A estas alturas, todo el mundo sabe en Cataluña que la inmersión lingüística es una patraña que se utilizó para someter a los castellanohablantes con la complicidad de una parte de los mismos nouvinguts acomplejados por la propaganda nacionalista.

Cuarenta años después hemos visto que no se trataba de proteger al catalán, sino de reescribir la historia en clave nacionalista y de expulsar al castellano de la sociedad catalana.

El fracaso de la inmersión es tan claro como el del procés. La reacción ante el caso de Canet de Mar, que acabará con las triquiñuelas de la Generalitat y de todo ese entramado que vive de las finanzas públicas y que prietas las filas solo responde a las consignas del régimen, pone en evidencia el desastroso final de un proyecto extremista que la sociedad –harta-- ha terminado por expulsar.

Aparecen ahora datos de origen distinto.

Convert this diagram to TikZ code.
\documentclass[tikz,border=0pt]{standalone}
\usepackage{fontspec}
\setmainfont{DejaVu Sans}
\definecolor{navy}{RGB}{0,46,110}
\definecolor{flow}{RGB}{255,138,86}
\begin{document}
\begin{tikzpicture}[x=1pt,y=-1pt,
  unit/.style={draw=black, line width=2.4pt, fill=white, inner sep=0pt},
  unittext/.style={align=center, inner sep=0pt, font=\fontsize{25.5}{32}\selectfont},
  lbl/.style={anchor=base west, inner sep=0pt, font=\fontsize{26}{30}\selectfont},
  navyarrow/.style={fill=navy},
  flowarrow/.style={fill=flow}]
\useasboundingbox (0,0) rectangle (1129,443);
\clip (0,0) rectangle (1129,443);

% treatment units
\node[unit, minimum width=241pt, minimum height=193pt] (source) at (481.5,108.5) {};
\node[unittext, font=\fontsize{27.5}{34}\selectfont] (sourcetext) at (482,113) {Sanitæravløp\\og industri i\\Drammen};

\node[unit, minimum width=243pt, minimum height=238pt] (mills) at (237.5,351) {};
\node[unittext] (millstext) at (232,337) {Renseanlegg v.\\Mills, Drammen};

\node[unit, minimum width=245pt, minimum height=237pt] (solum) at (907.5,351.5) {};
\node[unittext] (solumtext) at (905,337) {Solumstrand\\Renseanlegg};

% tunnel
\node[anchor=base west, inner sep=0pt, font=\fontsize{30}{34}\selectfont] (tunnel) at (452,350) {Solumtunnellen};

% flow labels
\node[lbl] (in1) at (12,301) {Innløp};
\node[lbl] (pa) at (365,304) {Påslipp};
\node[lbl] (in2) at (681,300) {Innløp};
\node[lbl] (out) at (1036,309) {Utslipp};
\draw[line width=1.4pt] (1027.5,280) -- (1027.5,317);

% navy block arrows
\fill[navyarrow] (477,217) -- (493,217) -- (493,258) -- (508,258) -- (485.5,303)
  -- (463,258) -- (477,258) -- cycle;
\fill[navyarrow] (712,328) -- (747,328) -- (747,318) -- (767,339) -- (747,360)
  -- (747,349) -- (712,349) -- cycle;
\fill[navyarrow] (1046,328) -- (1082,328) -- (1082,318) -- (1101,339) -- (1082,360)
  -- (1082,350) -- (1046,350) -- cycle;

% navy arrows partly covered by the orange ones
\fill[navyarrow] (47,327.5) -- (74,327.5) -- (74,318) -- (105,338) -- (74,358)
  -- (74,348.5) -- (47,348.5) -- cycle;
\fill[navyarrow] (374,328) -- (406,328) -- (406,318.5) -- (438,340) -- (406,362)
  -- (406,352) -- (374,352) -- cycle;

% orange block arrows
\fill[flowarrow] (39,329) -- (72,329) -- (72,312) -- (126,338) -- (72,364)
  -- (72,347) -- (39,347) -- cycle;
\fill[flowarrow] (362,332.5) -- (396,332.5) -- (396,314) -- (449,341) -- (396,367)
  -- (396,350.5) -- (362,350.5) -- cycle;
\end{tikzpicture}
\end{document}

Me molesta –me jode, quiero decir-- usar la primera persona del singular en una columna de opinión, pero he de explicar que en las últimas horas he sido objeto de una campaña de acoso y menosprecio a propósito de mi deficiente catalán. La cosa no tendría mayor importancia si el asunto no hubiera sido impulsado por un catedrático de Economía de la Universidad de Barcelona, Germà Bel, que se mofa de mis errores, como han hecho sus acólitos en Twitter. Un docente que fue diputado del PSC y después de Junts pel Sí, que presume de una vasta obra académica y que cuenta con decenas de miles de seguidores en las redes. Fue uno de los impulsores del desastre de Spanair, y, aunque su biografia también lo oculta, fue asesor de Endesa, de Joaquín Almunia y de Josep Borrell.

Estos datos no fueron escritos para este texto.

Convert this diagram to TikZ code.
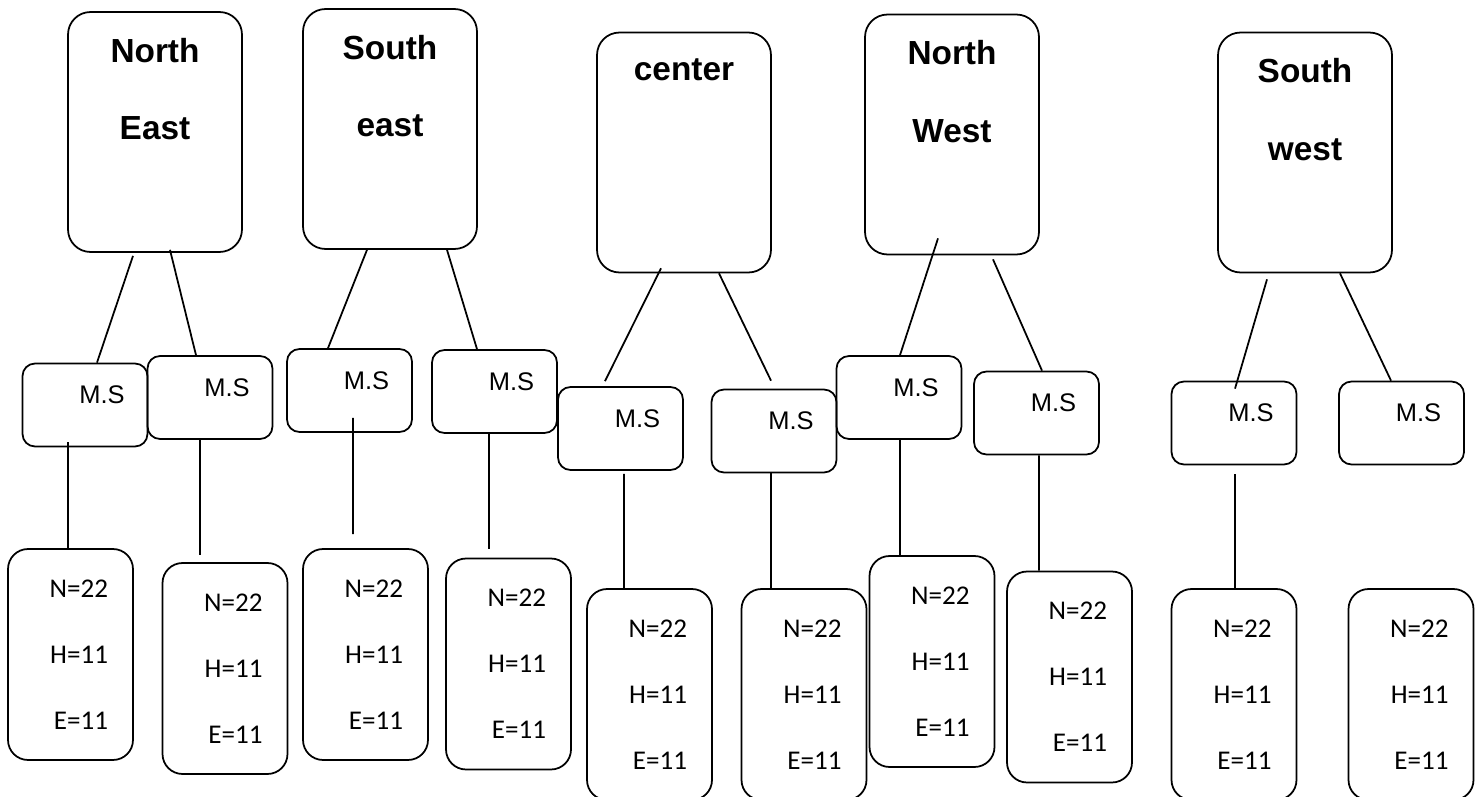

Todo viene a cuento de que @gebelque calificó de “caverna” a una periodista compañera simplemente porque informaba de las reacciones de los ultras tras la sentencia del TSJC sobre el caso de Canet. Desde el punto de vista de esta gente, solo la caverna --el fascio-- puede ser crítica con la persecución de una família que defiende sus derechos constitucionales y con el escrache de un niño de 5 años.

Es el intento permanente de amedrentar al discrepante, la presión de una red de personajes que viven del presupuesto público sobre quienes no opinan como ellos.

A los que ya tenemos una edad, todo esto nos resulta familiar. Por eso precisamente hay que animar a la gente que vive en Cataluña a que aprenda el catalán, mejor que yo si es posible, pese a la repugnancia que les inspiren estos personajes porque, sepan, para ellos el idioma no es más que otro instrumento con el que medrar.